From a memory acquisition exercise in class:

Since the open-backed stairs are carpeted on all sides, unmistakable marmalade magenta wrapping around dense slabs of walnut wood, there is enough friction for my little girl legs to hook underneath the bottom of one step, locking into position across the top of the next. And it is in this way, like a zoo-trapped monkey, that I dangle upside down for hours of my childhood.

One day, Jennie Winfree is over and even though she is from the old neighborhood, already I understand she is the sister my parents cannot make. We dangle from the stairs like beech leaves in autumn, the rough carpet gouging pock marks into our otherwise golden skin.

“And you will be a goddess, the Queen of Islandia,” Jennie says in her froggy voice, waving one chubby arm over the carpeted landscape underneath the stairs, the kingdom over which I reign. “The animals are at your command!”

“Munchkin sit! Munchkin go!” I shout at my pet guinea pig who carves figure eight’s below us in a cage of sawdust and newspaper. The albino animal is a picture of disgust. What remains of his dirty white hair clings in mucous-knarled clumps of shit and alfalfa to his body. His eyes throb red and unblinking behind two swaths of clean hair, the only hair I’m not afraid to groom since the vet said Munchkin has cancer.

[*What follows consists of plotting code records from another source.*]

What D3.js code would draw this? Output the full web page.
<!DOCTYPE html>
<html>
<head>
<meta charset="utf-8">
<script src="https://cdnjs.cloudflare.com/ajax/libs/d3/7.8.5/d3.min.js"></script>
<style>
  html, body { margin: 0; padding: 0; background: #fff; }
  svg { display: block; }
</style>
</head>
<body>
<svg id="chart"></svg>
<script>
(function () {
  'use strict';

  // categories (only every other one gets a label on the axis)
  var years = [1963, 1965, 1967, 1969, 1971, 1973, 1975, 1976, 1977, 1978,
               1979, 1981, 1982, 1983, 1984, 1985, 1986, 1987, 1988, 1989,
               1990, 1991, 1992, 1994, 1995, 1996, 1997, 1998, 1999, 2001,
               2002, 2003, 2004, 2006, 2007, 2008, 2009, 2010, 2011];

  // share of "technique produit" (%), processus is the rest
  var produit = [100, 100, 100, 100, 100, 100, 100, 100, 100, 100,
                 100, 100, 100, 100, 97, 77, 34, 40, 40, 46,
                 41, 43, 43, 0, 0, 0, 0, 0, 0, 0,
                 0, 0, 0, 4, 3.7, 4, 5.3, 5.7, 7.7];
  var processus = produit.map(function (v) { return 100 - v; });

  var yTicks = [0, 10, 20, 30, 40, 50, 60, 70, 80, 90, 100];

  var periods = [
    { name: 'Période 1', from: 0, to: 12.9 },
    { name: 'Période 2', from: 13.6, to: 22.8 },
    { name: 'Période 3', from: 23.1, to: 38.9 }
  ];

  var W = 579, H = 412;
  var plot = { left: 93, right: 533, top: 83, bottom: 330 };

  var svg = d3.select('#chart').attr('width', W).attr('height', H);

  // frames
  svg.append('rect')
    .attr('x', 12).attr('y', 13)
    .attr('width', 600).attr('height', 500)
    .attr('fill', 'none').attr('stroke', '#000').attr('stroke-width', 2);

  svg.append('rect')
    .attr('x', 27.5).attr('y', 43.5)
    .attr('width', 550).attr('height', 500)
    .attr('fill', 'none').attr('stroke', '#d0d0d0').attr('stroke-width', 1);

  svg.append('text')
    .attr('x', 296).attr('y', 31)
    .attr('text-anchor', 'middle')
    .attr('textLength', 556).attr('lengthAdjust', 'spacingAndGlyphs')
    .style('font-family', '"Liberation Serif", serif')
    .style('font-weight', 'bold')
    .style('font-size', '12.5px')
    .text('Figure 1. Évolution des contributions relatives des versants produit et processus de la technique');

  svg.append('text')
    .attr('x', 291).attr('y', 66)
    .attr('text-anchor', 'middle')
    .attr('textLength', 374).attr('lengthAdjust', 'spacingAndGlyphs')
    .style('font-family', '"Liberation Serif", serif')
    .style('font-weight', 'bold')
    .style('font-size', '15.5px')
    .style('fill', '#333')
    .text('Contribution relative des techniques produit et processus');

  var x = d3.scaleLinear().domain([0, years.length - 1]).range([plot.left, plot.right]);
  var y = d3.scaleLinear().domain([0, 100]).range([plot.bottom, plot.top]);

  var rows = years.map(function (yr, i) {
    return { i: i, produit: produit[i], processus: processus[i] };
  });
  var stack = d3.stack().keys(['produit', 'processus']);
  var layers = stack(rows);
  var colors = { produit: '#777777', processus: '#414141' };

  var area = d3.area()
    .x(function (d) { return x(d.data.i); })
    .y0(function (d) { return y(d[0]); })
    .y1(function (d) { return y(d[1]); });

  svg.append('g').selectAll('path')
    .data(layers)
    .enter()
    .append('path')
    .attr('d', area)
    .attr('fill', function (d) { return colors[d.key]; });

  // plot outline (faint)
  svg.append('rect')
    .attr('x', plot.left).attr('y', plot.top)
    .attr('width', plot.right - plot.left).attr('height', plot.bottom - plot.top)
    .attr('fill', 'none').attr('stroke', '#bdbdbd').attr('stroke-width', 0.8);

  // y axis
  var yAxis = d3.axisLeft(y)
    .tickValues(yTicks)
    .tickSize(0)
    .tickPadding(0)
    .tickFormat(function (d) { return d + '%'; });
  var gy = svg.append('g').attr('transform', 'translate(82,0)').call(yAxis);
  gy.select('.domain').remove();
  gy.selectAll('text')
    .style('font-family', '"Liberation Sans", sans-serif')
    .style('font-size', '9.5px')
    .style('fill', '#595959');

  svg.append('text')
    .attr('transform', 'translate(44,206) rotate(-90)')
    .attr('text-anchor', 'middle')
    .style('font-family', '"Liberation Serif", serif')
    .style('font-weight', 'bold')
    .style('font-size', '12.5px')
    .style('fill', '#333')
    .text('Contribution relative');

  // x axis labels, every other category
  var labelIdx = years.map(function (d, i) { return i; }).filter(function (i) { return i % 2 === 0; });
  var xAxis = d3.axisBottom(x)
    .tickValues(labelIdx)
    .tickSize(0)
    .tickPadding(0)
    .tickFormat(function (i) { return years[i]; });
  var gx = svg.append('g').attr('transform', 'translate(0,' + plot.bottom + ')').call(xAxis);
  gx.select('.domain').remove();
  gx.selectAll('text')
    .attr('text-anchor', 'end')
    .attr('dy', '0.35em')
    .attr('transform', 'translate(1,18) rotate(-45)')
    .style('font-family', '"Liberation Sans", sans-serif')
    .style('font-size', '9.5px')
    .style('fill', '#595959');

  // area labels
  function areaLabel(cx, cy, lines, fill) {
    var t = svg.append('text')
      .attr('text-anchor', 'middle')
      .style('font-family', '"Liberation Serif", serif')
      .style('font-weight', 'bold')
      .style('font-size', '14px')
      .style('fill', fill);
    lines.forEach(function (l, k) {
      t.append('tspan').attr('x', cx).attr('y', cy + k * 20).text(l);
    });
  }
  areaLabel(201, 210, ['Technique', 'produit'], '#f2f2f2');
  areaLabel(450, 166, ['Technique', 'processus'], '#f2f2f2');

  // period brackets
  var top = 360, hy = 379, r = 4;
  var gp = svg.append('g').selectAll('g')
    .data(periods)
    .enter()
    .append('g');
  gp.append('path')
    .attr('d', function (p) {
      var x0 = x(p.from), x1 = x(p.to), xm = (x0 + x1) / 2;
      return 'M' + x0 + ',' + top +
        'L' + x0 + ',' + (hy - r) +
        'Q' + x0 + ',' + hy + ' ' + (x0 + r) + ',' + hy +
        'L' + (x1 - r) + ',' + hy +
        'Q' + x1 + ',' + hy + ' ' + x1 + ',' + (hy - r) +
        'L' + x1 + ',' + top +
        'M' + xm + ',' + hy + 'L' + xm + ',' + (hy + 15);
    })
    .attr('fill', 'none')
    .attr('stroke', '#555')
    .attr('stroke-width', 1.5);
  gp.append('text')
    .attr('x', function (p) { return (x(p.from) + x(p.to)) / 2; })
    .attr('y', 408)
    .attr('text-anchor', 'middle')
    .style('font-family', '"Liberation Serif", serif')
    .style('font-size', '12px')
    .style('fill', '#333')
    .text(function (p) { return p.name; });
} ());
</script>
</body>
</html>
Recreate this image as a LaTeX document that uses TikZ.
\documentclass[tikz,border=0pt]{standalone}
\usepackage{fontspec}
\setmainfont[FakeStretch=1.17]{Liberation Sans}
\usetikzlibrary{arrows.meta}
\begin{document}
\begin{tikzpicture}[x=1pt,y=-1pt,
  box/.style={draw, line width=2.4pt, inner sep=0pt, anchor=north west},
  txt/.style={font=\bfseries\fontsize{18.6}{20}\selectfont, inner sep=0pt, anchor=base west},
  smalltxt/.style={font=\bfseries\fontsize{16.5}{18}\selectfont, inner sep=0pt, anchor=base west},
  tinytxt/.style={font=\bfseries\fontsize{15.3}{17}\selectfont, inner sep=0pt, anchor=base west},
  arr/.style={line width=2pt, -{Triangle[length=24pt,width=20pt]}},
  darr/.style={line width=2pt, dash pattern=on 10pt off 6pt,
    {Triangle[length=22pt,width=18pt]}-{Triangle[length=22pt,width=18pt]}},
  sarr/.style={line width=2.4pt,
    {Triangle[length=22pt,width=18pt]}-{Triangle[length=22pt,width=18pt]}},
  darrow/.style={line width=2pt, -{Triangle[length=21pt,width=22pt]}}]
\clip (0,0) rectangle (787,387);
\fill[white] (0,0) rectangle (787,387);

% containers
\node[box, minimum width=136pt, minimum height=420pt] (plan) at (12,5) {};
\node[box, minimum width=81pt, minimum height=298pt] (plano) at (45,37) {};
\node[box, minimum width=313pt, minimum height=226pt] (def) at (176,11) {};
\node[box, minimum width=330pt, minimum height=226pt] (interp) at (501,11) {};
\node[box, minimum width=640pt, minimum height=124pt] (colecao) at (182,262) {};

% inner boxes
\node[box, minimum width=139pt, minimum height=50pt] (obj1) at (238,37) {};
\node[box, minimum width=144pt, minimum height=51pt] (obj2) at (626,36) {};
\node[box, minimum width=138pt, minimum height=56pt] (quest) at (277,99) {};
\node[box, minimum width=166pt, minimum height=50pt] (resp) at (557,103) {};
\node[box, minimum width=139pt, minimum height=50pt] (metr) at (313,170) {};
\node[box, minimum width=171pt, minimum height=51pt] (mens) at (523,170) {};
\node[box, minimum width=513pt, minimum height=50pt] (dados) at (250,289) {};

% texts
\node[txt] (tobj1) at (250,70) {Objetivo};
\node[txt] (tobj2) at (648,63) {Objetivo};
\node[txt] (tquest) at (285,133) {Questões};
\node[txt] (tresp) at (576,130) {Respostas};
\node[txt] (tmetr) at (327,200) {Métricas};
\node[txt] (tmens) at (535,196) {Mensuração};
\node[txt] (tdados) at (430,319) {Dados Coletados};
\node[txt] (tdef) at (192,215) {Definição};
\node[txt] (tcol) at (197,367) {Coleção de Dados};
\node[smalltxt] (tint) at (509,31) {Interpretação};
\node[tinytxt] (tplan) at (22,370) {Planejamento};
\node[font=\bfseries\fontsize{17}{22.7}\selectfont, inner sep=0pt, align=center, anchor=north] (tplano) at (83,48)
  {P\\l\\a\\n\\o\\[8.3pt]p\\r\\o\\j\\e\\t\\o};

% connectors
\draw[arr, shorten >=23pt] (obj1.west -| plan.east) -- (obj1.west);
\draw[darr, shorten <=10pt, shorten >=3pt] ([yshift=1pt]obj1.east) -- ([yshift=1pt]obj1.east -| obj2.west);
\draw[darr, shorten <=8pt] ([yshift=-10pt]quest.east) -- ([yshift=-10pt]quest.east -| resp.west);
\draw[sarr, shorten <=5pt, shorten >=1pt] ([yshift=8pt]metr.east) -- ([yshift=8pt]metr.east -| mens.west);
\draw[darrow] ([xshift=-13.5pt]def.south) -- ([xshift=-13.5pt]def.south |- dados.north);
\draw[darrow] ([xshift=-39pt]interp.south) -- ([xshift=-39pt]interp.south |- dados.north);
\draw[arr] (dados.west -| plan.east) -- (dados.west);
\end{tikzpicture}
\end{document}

Jennie and I swing in small arcs, innocent clouds swooping across the firmament of our kingdom. Stale, piss-scented air wafts upward from Munchkin’s cage, which I clean weekly for twenty-five cents. What we do not know is that two short hours from now the animal will die while Jennie and I coax him through small relay courses we designed in the hallway. And I, the Queen of Islandia, will hold Munchkin’s curiously warm body limp as a tissue, in my hands not yet understanding death but quite suddenly understanding the limits of my powers.